- Location: Tweed, Hastings County and Addington Highlands, Lennox and Addington County, Ontario
- Coordinates: 44°44′04″N 77°16′17″W﻿ / ﻿44.73444°N 77.27139°W
- Primary inflows: Partridge Creek
- Primary outflows: Partridge Creek
- Basin countries: Canada
- Max. length: 6.1 km (3.8 mi)
- Max. width: 1.3 km (0.81 mi)
- Surface area: 4.1 km^{2} (1.6 sq mi)
- Shore length^{1}: 23 km (14 mi)
- Surface elevation: 259 m (850 ft)
- Frozen: Frozen in winter

= Deerock Lake =

Lake in Ontario, Canada

Deerock Lake is a lake in the Moira River in Tweed, Hastings County and Addington Highlands, Lennox and Addington County in Ontario, Canada.

The lake is about 6.1 km long and 1.3 km wide and lies at an elevation of 259 m about 5 km west of the community of Northbrook on Ontario Highway 41 and about 5 km north of the village of Flinton. Only the southwest tip of the lake lies in Tweed, Hastings County. The small Deerock Conservation Area operated by Quinte Conservation at the southeast of the lake and at the end of Deer Rock Lake Road, provides public access to the lake, and includes parking ($10/day) and a boat launch.

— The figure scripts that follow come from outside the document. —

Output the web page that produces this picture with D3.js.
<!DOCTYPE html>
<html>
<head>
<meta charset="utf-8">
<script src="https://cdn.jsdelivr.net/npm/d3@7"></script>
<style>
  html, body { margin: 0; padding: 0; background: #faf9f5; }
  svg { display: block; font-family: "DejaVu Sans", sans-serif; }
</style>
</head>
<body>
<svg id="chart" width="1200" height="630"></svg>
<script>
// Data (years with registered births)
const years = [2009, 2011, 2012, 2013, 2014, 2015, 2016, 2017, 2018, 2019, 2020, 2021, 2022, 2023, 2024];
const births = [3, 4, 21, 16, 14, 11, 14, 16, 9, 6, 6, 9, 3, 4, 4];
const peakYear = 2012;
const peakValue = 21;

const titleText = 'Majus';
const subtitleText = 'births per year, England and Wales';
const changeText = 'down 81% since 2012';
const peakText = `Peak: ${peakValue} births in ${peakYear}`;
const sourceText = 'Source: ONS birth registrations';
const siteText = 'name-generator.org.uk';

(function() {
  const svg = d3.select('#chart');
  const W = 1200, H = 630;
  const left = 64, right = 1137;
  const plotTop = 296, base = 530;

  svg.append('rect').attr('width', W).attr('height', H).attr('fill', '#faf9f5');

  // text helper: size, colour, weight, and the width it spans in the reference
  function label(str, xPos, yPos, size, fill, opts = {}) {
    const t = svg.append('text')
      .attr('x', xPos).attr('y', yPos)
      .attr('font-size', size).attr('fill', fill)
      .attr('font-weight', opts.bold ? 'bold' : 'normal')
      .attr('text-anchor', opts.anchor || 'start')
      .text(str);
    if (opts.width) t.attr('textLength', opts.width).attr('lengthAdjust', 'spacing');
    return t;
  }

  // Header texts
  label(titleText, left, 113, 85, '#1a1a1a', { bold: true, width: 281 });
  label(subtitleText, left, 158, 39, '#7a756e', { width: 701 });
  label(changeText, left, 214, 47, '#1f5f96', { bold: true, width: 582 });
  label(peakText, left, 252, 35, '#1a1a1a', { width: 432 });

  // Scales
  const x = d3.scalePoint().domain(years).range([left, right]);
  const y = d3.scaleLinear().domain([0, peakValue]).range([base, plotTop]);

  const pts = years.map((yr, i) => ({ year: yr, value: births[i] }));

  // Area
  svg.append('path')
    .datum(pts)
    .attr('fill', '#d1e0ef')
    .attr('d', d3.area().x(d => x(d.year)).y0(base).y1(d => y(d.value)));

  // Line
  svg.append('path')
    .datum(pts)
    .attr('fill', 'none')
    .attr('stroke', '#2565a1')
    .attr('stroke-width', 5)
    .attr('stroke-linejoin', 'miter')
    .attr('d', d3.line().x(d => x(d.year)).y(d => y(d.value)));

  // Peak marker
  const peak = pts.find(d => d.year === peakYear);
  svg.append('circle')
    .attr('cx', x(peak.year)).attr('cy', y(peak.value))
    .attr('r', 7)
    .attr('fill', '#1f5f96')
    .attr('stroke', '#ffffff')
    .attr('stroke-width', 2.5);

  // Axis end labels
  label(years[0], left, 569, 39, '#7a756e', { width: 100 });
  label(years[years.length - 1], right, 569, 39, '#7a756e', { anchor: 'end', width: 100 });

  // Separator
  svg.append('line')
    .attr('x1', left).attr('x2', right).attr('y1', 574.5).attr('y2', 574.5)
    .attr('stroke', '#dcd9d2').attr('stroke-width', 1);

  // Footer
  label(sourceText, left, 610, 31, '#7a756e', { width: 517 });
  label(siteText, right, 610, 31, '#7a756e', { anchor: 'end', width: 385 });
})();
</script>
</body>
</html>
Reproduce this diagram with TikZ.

The primary inflow is Partridge Creek at the northwest. There are also eight unnamed creek secondary inflows at the west, northwest, three at north including one from Twin Lakes, and three at the south, including one from Denis Lake. Partridge Creek is also the primary outflow at the east end of the lake, controlled by the Deerock Dam. The creek flows via the Skootamatta River and Moira River into the Bay of Quinte on Lake Ontario at Belleville.

Camping areas have been limited as of 2015 and 'at large' camping outside of designated spots forbidden. As a result, availability is not assured as spots are on a first come basis especially during peak season.